Active Learning via Multi-View and Local Proximity Co-Regularization for Hyperspectral Image Classification

A novel co-regularization framework for active learning is proposed for hyperspectral image classification. The first regularizer explores the intrinsic multi-view information embedded in the hyperspectral data. By adaptively and quantitatively measuring the disagreement level, it focuses only on samples with high uncertainty and builds a contention pool which is a small subset of the overall unlabeled data pool, thereby mitigating the computational cost. The second regularizer is based on the "consistency assumption" and designed on a spatial or the spectral based manifold space. It serves to further focus on the most informative samples within the contention pool by penalizing rapid changes in the classification function evaluated on proximally close samples in a local region.

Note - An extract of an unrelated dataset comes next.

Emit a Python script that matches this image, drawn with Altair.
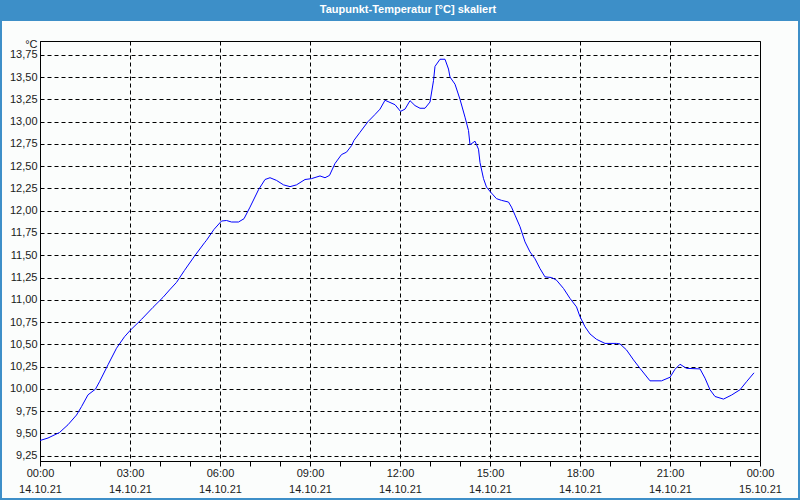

Such changes may be due to the lack of capability of the current learner to describe the unlabeled data. Incorporating manifold learning into the active learning process enforces the clustering assumption and avoids the degradation of the distance measure associated with the original high-dimensional spectral features. One spatial and two local spectral embedding methods are considered in this study, in conjunction with the support vector machine (SVM) classifier implemented with a radial basis function (RBF) kernel. Experiments show excellent performance on AVIRIS and Hyperion hyperspectral data as compared to random sampling and the state-of-the-art SVMSIMPLE.